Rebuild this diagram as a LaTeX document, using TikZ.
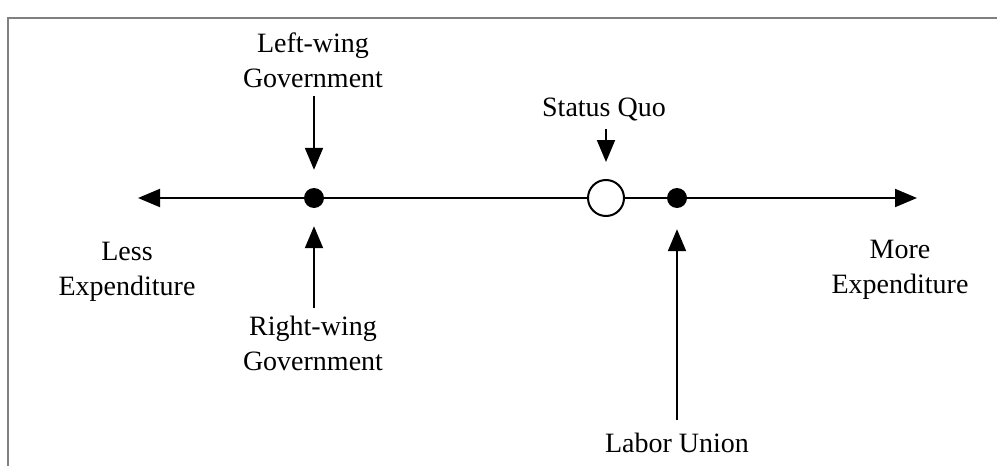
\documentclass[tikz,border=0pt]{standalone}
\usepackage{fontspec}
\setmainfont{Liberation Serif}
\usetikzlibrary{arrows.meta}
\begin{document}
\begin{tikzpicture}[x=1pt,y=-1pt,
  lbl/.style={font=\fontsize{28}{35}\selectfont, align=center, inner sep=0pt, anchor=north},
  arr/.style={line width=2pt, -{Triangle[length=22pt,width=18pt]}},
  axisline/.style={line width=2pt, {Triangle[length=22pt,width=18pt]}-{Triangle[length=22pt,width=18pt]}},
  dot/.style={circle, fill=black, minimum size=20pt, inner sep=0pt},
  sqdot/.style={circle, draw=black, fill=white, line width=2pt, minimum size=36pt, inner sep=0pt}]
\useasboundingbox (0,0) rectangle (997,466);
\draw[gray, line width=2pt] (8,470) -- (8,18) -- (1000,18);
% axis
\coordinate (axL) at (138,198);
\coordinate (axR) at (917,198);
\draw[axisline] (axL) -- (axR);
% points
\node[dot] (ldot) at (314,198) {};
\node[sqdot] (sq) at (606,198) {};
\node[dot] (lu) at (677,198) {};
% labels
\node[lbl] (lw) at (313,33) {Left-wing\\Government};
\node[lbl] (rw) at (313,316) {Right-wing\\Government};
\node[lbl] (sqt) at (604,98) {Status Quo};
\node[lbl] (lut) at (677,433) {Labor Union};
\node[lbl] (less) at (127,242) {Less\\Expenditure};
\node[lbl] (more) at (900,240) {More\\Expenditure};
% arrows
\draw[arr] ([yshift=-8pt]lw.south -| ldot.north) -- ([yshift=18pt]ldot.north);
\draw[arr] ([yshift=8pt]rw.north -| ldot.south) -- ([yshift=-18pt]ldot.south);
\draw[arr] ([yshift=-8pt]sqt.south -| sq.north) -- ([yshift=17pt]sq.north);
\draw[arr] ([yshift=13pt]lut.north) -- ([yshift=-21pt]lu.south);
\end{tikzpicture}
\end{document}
==
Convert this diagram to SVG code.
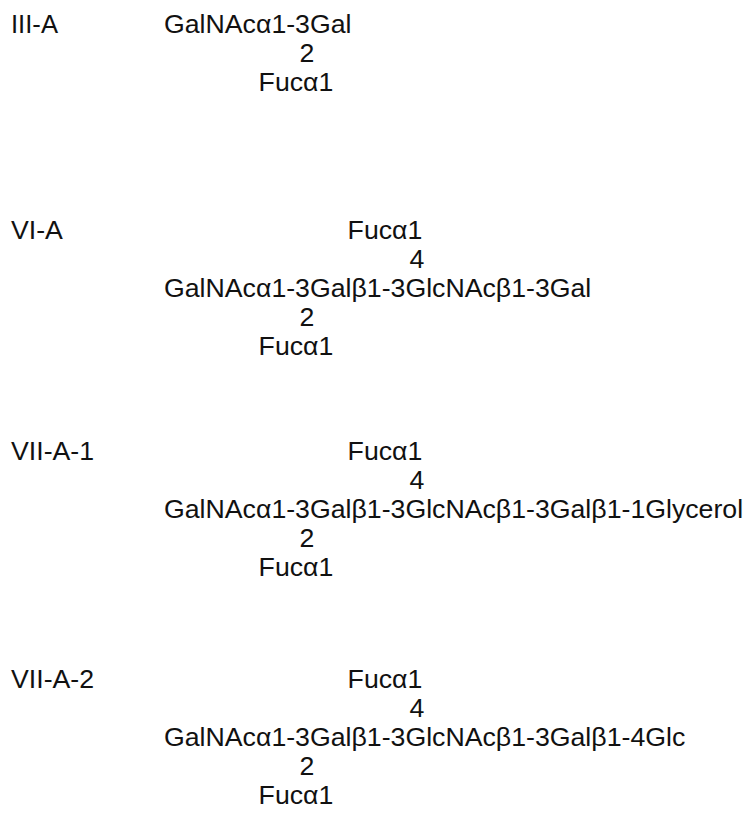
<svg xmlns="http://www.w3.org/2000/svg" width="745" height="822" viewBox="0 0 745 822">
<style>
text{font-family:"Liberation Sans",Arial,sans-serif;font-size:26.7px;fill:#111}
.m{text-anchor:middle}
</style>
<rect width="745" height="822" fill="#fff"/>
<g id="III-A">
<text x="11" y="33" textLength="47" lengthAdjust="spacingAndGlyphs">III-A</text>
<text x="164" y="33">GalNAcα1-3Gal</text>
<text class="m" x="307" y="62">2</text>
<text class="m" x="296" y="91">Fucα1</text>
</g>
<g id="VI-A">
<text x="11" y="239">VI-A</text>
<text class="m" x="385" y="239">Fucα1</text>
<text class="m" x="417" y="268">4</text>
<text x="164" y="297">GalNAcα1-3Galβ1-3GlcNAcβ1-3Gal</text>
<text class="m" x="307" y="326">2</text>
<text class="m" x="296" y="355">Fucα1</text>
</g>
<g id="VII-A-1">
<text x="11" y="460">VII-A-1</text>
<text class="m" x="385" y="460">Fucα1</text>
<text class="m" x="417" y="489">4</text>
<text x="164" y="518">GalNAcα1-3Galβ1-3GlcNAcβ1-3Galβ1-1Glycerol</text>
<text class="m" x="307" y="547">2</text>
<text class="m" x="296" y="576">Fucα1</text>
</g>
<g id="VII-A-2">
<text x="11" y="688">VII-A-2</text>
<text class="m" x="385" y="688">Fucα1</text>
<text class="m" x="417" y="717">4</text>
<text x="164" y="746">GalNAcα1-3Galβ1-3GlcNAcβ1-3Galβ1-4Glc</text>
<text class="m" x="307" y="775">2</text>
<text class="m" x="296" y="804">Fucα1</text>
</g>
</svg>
* * *
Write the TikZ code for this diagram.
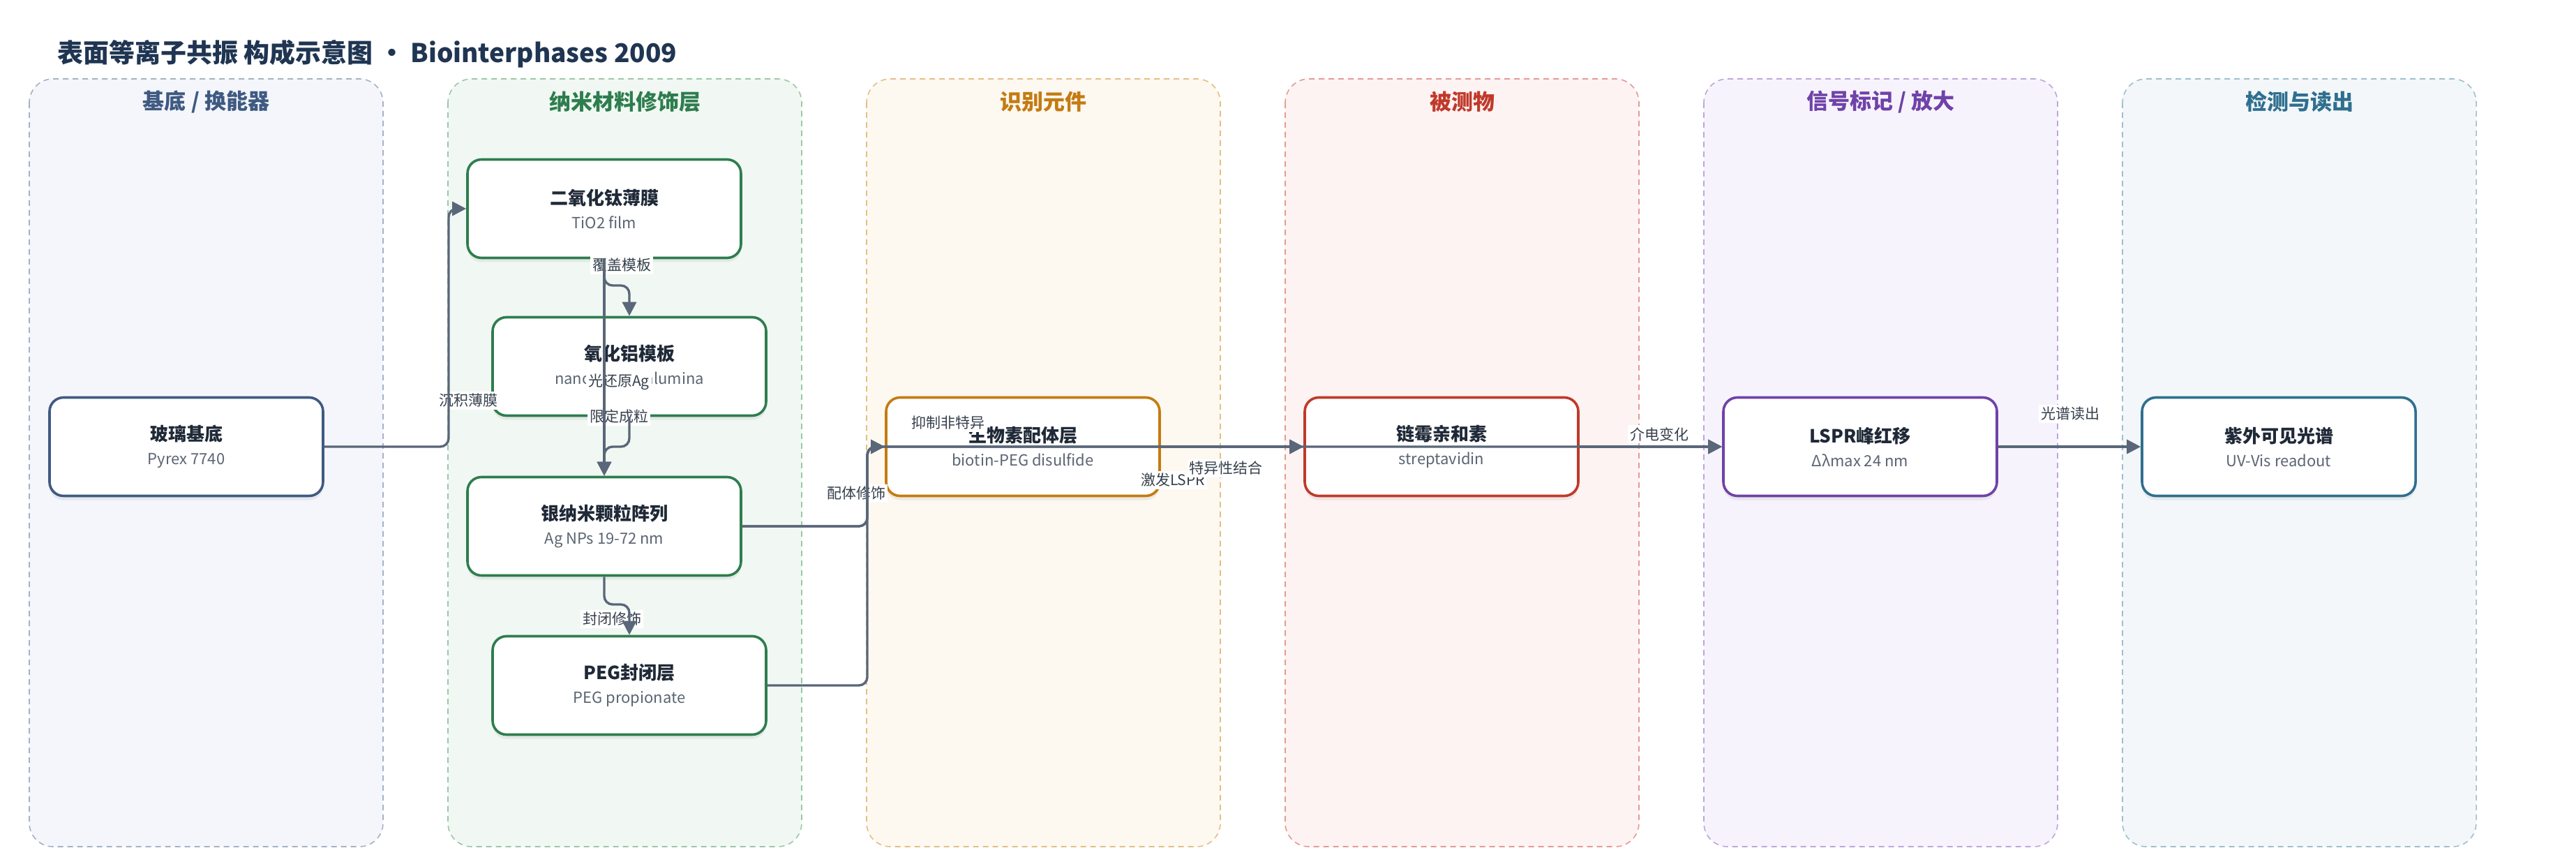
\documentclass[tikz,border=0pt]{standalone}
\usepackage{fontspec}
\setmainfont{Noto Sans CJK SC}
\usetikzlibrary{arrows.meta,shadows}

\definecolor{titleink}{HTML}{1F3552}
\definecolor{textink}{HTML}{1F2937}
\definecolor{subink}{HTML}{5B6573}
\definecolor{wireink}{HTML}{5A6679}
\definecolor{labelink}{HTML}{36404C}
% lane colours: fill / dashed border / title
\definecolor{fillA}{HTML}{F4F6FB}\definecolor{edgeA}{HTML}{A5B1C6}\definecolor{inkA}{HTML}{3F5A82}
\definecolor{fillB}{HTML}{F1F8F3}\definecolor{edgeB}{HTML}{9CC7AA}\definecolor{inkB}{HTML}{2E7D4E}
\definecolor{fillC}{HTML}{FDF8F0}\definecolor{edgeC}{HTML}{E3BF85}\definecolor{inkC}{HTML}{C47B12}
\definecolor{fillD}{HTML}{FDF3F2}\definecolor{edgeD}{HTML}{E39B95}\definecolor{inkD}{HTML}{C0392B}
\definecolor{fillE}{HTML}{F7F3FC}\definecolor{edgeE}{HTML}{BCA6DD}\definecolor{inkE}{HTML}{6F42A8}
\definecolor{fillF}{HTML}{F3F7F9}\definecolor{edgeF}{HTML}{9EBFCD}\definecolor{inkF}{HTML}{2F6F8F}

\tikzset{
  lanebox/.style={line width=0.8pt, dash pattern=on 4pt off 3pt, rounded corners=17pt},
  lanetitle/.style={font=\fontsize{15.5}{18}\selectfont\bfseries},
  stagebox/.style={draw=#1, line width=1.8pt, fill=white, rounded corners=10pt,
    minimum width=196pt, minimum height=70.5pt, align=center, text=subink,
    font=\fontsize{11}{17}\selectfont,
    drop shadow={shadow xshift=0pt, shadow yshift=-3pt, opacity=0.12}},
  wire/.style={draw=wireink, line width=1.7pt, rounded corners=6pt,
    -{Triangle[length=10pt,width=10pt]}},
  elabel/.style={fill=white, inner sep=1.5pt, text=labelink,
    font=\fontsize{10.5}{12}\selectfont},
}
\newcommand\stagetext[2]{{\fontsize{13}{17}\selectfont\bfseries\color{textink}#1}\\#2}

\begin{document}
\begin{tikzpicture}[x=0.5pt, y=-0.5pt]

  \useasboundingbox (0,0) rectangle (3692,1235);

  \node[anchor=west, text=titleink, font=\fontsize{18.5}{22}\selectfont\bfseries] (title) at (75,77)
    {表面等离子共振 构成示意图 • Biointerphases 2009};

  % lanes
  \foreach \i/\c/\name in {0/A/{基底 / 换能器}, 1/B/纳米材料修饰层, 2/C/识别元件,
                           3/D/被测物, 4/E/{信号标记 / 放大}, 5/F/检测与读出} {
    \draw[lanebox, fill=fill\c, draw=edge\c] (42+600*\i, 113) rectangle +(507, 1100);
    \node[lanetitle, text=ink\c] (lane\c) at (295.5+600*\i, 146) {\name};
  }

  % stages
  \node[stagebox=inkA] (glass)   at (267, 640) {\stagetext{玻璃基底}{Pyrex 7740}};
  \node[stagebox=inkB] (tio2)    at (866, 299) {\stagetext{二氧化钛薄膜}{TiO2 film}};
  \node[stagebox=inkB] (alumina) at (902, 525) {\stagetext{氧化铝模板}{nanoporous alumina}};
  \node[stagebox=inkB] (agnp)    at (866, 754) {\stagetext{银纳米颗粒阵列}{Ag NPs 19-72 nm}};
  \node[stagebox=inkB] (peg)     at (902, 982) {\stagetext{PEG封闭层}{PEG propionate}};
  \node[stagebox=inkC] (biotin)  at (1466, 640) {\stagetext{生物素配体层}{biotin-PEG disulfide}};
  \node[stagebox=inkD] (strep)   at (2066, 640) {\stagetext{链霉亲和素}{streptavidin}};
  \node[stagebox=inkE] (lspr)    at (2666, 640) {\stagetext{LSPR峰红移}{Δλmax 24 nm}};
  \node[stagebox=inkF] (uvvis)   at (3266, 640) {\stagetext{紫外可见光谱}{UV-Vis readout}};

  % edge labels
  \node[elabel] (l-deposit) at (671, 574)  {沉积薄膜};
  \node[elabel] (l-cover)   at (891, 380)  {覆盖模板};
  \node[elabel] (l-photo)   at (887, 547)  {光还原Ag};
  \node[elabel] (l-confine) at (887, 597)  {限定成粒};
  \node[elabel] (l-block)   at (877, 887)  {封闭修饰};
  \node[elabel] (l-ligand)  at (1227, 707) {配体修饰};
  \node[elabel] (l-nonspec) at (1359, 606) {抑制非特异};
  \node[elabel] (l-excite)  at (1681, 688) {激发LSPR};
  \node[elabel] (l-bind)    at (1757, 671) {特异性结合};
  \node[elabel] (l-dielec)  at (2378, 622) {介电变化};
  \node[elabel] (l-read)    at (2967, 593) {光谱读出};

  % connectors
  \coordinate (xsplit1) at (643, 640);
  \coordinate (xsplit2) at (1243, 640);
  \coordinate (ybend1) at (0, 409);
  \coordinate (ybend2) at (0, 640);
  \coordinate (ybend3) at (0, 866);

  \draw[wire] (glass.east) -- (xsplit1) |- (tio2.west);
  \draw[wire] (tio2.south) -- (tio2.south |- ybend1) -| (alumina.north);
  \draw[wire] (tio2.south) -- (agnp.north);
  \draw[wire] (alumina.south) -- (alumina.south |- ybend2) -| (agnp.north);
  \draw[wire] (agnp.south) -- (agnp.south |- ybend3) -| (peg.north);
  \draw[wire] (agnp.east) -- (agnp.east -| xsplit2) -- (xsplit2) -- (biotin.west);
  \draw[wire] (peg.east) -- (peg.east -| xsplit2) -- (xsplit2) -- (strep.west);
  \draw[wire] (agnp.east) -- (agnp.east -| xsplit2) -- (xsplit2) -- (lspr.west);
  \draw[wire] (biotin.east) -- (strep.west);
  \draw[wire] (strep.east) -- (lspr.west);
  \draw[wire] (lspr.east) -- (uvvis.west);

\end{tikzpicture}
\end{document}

PROMPT:
Report the number of lines in the entries above that include the string "code". Give nothing but the number.

RESULT FOR THIS EXERCISE:
2